## Saturday, 20 July 2013

### Units and Dimensions in Physics

 This chapter deals with Units and Dimensions. If you are already aware of Fundamental, Derived units and number of dimensions of any Physical unit, you can skip this section.

The word "Unit" means one. A physical unit is required to quantitively describe a physical quantity. The measurement of a quantity is mentioned in two parts, the first part gives how many times of the standard unit and the second part gives the name of the unit.

For example - The distance of moon from the earth is 384,400 Km. Here 384,400 is the number and Km (Kilometer) is the unit.

There are three system of Units :

1. CGS : Physical quantities are expressed in Centimeters, Gram, Second.
2. FPS : Physical quantites are expressed in Foot, Pound, Second.
3. MKS : Physical quantities are expressed in Meter, Kilogram, Second. Remember this system is not the same as SI system.

Fundamental and Derived Quantites :

Those units that are fundamental by nature and cannot be broken down into more baic units are called Fundamental Units. For example Length(L), Time(T), Mass(M), Current(A), Amount of Substance(mol), Luminous Intensity(cd) and Temperature(K).

Those units which can be broken down to obtain fundamental units are called Derived Units. For example Force = Mass x Acceleration = Mass x Velocity/Time = Mass x Length / (Time x Time), i.e Force = Mass x Length / (Time x Time).

SI system of physical quantities :

A body name Conference Generale des Poind et Mesures (CGPM), also called General  Conference on Weights and Measures is responsible for maintaining International standards. In 1971 CGPM held a meeting and decided a system of units called the International System of Units. It is abbreviated as SI from the French name Le Systeme International d'Unites. The system of units is Internationally accepted.

SI Units of Fundamental Quantities

Quantity                             Name of Unit       Symbol

Length                                                Meter                  m
Mass                                                 Kilogram             Kg
Time                                                    Second               s
Current                                               Ampere              A
Amount of Substance                         Mole                  mol
Thermodynamic Temperature           Kelvin                 K
Luminous Intensity                             Candela              cd

SI Prefixes

If KG is taken as base unit, we would have to express mass of electron as 9.1 x 10-31 Kg = 9.1 / 10000000000000000000000000000000 Kg. This seems to be too complicated to deal with. So CGPM recommends using the following Prefixes before the Fundamental units

Metric prefixes in everyday use

Text Symbol Factor

tera T 1000000000000
giga G 1000000000
mega M 1000000
kilo K 1000
hecto H 100
(none) (none) 1
deci d 0.1
centi c 0.01
milli m 0.001
micro u 0.000001
nano n 0.000000001
pico p 0.000000000001

How to define these Fundamental Units

These fundamental units are defined on the basis of their ease interconvertibility to other units and easy avalability.

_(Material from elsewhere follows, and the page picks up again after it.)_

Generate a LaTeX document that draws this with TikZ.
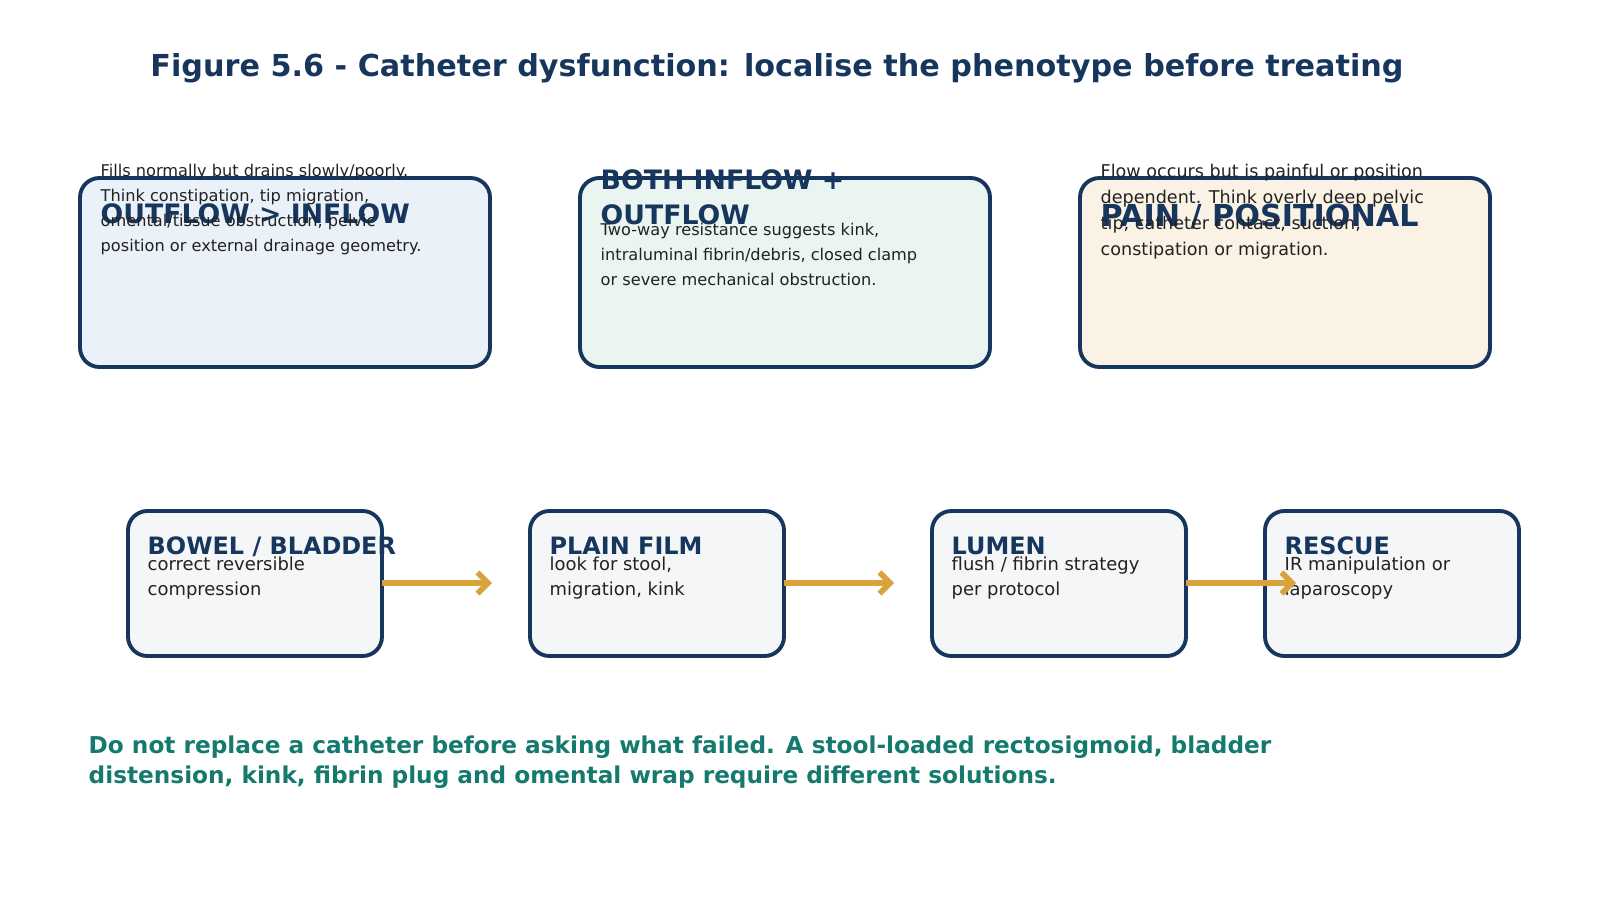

Meter - It is the SI unit of Length. 1m is defined as the distance traveled by the light in 1/299,792,458 second.

Kilogram - It is the SI unit of Mass. 1Kg is defined as the mass equal to the mass of cylinder made of platinum-iridium alloy kept at International Bureau of Weights.

Second - It is the SI unit of Time. Cesium 133 atom emits electromagnetic radiation of several wavelengths. A particular radiation is selected which corresponds to the transition between two hyperfine levels of ground state of Cesium 133 atom. Each radiation has a time period of repetition of certain characteristics which is exact to each other. Thus 1s is defined as the time duration in 9,192,631,770 time periods of the selected transition. Since this second is so accurate, Meter has been defined in terms of second.

Please go through the definition of second again as it would be helpful for you to understand Time Dilation. The rest of the units are for your knowledge. There would be little or no use of these units in the coming chapters.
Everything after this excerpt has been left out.